The European Court of Human Rights (ECtHR) on Tuesday ruled against Turkey in the case of a girl who was forced into prostitution from the age of 12, saying she was not given sufficient legal protection and support, Agence France-Presse reported.
The ECtHR said the girl, identified only as N.C. and born in January 1990, had in July 2002 been forced by two women into prostitution.
In January 2003 she lodged a criminal complaint against the pair as well as the men with whom she had had sexual relations.
Twenty-eight people were put on trial, but after 35 hearings the process ended with three defendants acquitted for lack of evidence and lenient sentences handed down to the others, the court said.
In its ruling, the court found that the legal process amounted to “a serious case of secondary victimisation of the applicant.”
It referred to “the lack of support,” the “failure to protect” her against the defendants, “unnecessary reconstruction of the rape incidents” and repeated medical examinations as well as “the excessive length of the proceedings.”
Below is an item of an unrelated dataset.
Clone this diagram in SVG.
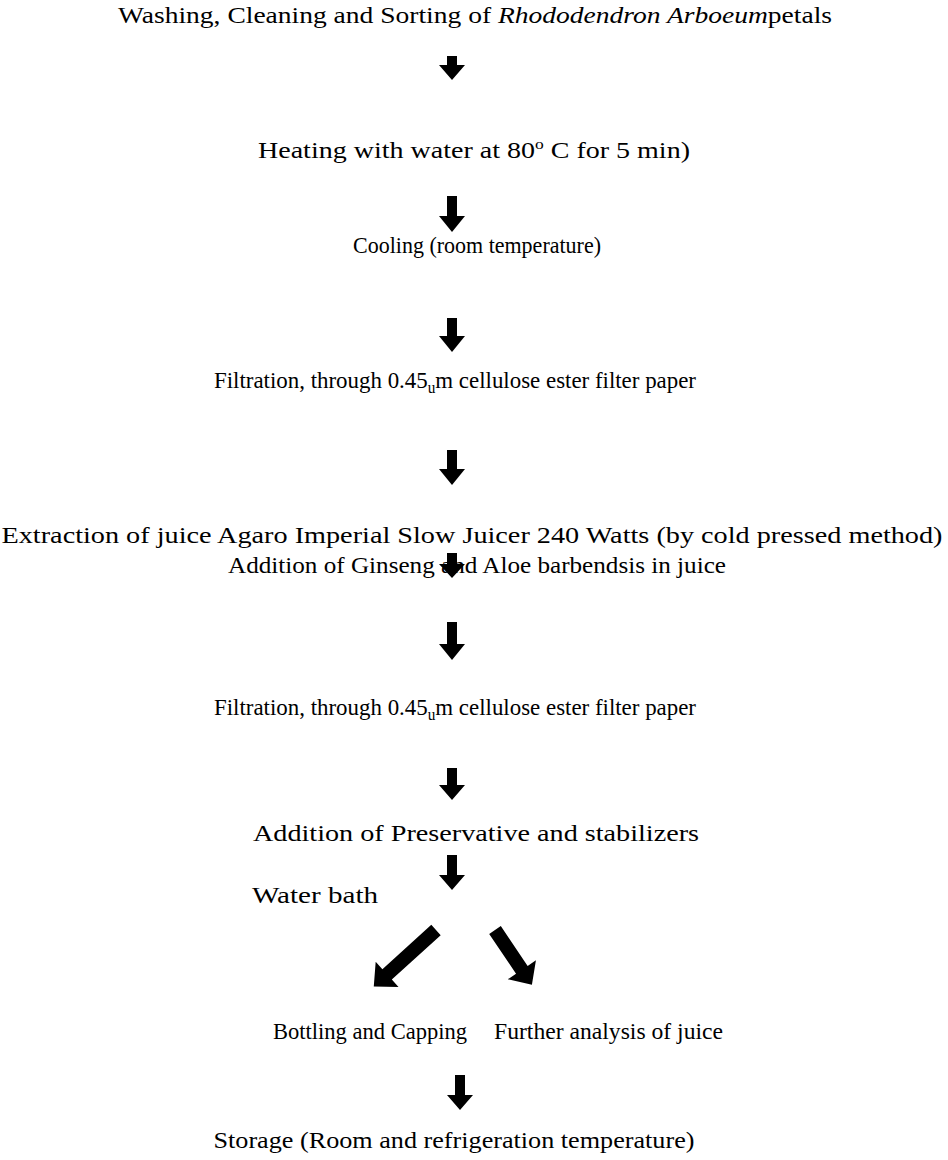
<svg xmlns="http://www.w3.org/2000/svg" width="948" height="1160" viewBox="0 0 948 1160">
<style>
text{font-family:"Liberation Serif","DejaVu Serif",serif;font-size:24px;fill:#000}
.c{text-anchor:middle}
.sub{font-size:16px;baseline-shift:-5px}
.sup{font-size:15px;baseline-shift:9px}
.ar{fill:#000}
</style>
<rect width="948" height="1160" fill="#fff"/>
<g id="n1"><text class="c" x="475" y="23" textLength="714" lengthAdjust="spacingAndGlyphs">Washing, Cleaning and Sorting of <tspan font-style="italic">Rhododendron Arboeum</tspan>petals</text></g>
<g id="n2"><text class="c" x="474" y="158" textLength="432" lengthAdjust="spacingAndGlyphs">Heating with water at 80<tspan class="sup">o</tspan> C for 5 min)</text></g>
<g id="n3"><text class="c" x="477" y="253" textLength="248" lengthAdjust="spacingAndGlyphs">Cooling (room temperature)</text></g>
<g id="n4"><text class="c" x="455" y="388" textLength="482" lengthAdjust="spacingAndGlyphs">Filtration, through 0.45<tspan class="sub">u</tspan>m cellulose ester filter paper</text></g>
<g id="n5"><text class="c" x="472" y="543" textLength="941" lengthAdjust="spacingAndGlyphs">Extraction of juice Agaro Imperial Slow Juicer 240 Watts (by cold pressed method)</text></g>
<g id="n6"><text class="c" x="477" y="573" textLength="498" lengthAdjust="spacingAndGlyphs">Addition of Ginseng and Aloe barbendsis in juice</text></g>
<g id="n7"><text class="c" x="455" y="715" textLength="482" lengthAdjust="spacingAndGlyphs">Filtration, through 0.45<tspan class="sub">u</tspan>m cellulose ester filter paper</text></g>
<g id="n8"><text class="c" x="476" y="841" textLength="446" lengthAdjust="spacingAndGlyphs">Addition of Preservative and stabilizers</text></g>
<g id="n9"><text x="252" y="903" textLength="126" lengthAdjust="spacingAndGlyphs">Water bath</text></g>
<g id="n10"><text x="273" y="1039" textLength="194" lengthAdjust="spacingAndGlyphs">Bottling and Capping</text></g>
<g id="n11"><text x="494" y="1039" textLength="229" lengthAdjust="spacingAndGlyphs">Further analysis of juice</text></g>
<g id="n12"><text class="c" x="454" y="1148" textLength="481" lengthAdjust="spacingAndGlyphs">Storage (Room and refrigeration temperature)</text></g>
<g id="connectors" class="ar">
<path d="M447,56 H457 V65 H465 L452,80 L439,65 H447 Z"/>
<path d="M447,196 H457 V216 H465 L452,232 L439,216 H447 Z"/>
<path d="M447,318 H457 V336 H465 L452,352 L439,336 H447 Z"/>
<path d="M447,450 H457 V469 H465 L452,485 L439,469 H447 Z"/>
<path d="M447,553 H457 V564 H465 L452,578 L439,564 H447 Z"/>
<path d="M447,622 H457 V644 H465 L452,660 L439,644 H447 Z"/>
<path d="M447,768 H457 V785 H465 L452,800 L439,785 H447 Z"/>
<path d="M447,855 H457 V875 H465 L452,890 L439,875 H447 Z"/>
<path d="M-7,0 H7 V66 H17 L0,84 L-17,66 H-7 Z" transform="translate(436,930) rotate(47.8)"/>
<path d="M-7,0 H7 V48 H17 L0,66 L-17,48 H-7 Z" transform="translate(495,930) rotate(-34)"/>
<path d="M455,1075 H465 V1095 H473 L460,1110 L447,1095 H455 Z"/>
</g>
</svg>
“The national authorities’ conduct had been inconsistent with the obligation to protect a child who had been the victim of sexual exploitation and abuse,” it concluded.
The court said this amounted to a violation of articles in the European Convention on Human Rights on inhuman or degrading treatment and the right to respect for private and family life.
Turkey has been a member since 1950 of the Council of Europe, of which the ECtHR is part.
The court has seen a recent increase in cases relating to Turkey, finding against Ankara in numerous instances, notably in the cases of philanthropist Osman Kavala and politician Selahattin Demirtaş.
Despite its rulings, they remain jailed.
Rights groups have also urged Turkey to do more to sharpen legislation to ensure much harsher penalties for those who commit sexual abuse against minors.